Wolf refers to the Chicago Plan about 10 times throughout the Solutions part of the book, and features it in two different sections in the concluding chapter.
“The thrust of the plan, which was first proposed in 1933 at the trough of the Great Depression, was to give government the exclusive right to create money, thereby taking it altogether away from private businesses (that is, banks). All versions of the plan required 100 per cent reserve backing of deposits.”
The book ‘Modernising Money‘ is mentioned too:
“More recently, Andrew Jackson and Ben Dyson have endorsed a similar approach for Positive Money, a UK campaigning organization. The crucial point is that these proposals for replacing private debt-created money with government-created money are perfectly feasible and would bring substantial benefits: far less private debt and far less private indebtedness.”
- Banks creating money is destined to lead to instability and crisis.
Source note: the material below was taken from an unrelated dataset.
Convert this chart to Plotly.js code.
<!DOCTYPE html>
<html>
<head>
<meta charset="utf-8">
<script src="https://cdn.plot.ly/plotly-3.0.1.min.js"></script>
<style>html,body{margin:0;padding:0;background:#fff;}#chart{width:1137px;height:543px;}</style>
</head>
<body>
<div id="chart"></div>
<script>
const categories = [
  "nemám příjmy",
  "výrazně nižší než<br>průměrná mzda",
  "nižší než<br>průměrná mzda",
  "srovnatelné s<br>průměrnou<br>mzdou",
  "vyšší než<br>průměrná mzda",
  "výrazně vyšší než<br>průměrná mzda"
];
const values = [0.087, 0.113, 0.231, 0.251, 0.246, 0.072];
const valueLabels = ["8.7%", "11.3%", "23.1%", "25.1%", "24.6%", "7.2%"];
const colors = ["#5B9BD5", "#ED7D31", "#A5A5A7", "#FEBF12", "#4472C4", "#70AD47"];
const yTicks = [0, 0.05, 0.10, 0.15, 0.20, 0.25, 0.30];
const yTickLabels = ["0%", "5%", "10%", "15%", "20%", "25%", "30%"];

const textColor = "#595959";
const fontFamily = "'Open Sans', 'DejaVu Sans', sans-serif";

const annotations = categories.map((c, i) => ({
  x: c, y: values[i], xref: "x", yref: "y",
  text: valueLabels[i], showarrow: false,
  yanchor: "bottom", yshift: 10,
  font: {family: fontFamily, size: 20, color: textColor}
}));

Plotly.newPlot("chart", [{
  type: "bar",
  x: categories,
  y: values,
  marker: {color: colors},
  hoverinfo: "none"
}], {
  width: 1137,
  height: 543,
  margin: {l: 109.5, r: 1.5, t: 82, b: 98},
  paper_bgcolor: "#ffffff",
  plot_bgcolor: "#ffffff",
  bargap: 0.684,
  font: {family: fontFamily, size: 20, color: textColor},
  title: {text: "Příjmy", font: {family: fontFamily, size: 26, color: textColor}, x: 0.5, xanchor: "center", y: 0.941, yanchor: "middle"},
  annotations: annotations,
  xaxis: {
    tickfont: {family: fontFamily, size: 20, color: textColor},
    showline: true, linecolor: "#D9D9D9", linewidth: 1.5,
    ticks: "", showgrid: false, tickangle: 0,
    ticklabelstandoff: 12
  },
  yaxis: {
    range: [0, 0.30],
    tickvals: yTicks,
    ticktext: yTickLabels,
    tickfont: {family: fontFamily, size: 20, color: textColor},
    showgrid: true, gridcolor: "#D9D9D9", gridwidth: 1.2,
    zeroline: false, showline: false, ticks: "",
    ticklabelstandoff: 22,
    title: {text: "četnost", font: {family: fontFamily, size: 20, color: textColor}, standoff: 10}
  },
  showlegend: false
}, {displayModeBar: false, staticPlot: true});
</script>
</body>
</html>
- The idea of transferring the power to create money to the state is very appealing.
- It’s politically way too challenging right now.
- But it’d be amazing if smaller countries e.g. Iceland were to experiment
- And state-created money is the alternative to relying on a dangerous leveraging of private debt.
“Our big problem is the addiction to ever-rising debt, and the most worrying debt is not the public debt with which policy makers are obsessed but private debt, whose collapse, as we have seen, creates huge public-sector debt problems. It is extremely disturbing however that the policies being pursued in the big high-income economies amount to an attempt to get the credit machine going again.”
“The people who have developed the critical perspectives differ on political values and so on whether the aim should be less state and more private or less private and more state intervention. They differ on whether policy should be guided by rules or discretion. They differ on whether the state should have an active role in managing the economy. They differ on whether money and credit are the sole source of instability in the economy. But, on one point, they agree: the balance between the role of the state as ultimate supplier of money, and that of the private sector as actual creator of almost all of the credit and money we use, is highly destabilizing. We have made a pact with the devil. It is not a new bargain. On the contrary, it goes back many centuries. But we have recently been reminded that the dangers are huge. Moreover, the liberalization of finance seems to lead to crises almost automatically. Surely this strongly suggests a need for a new kind of system.”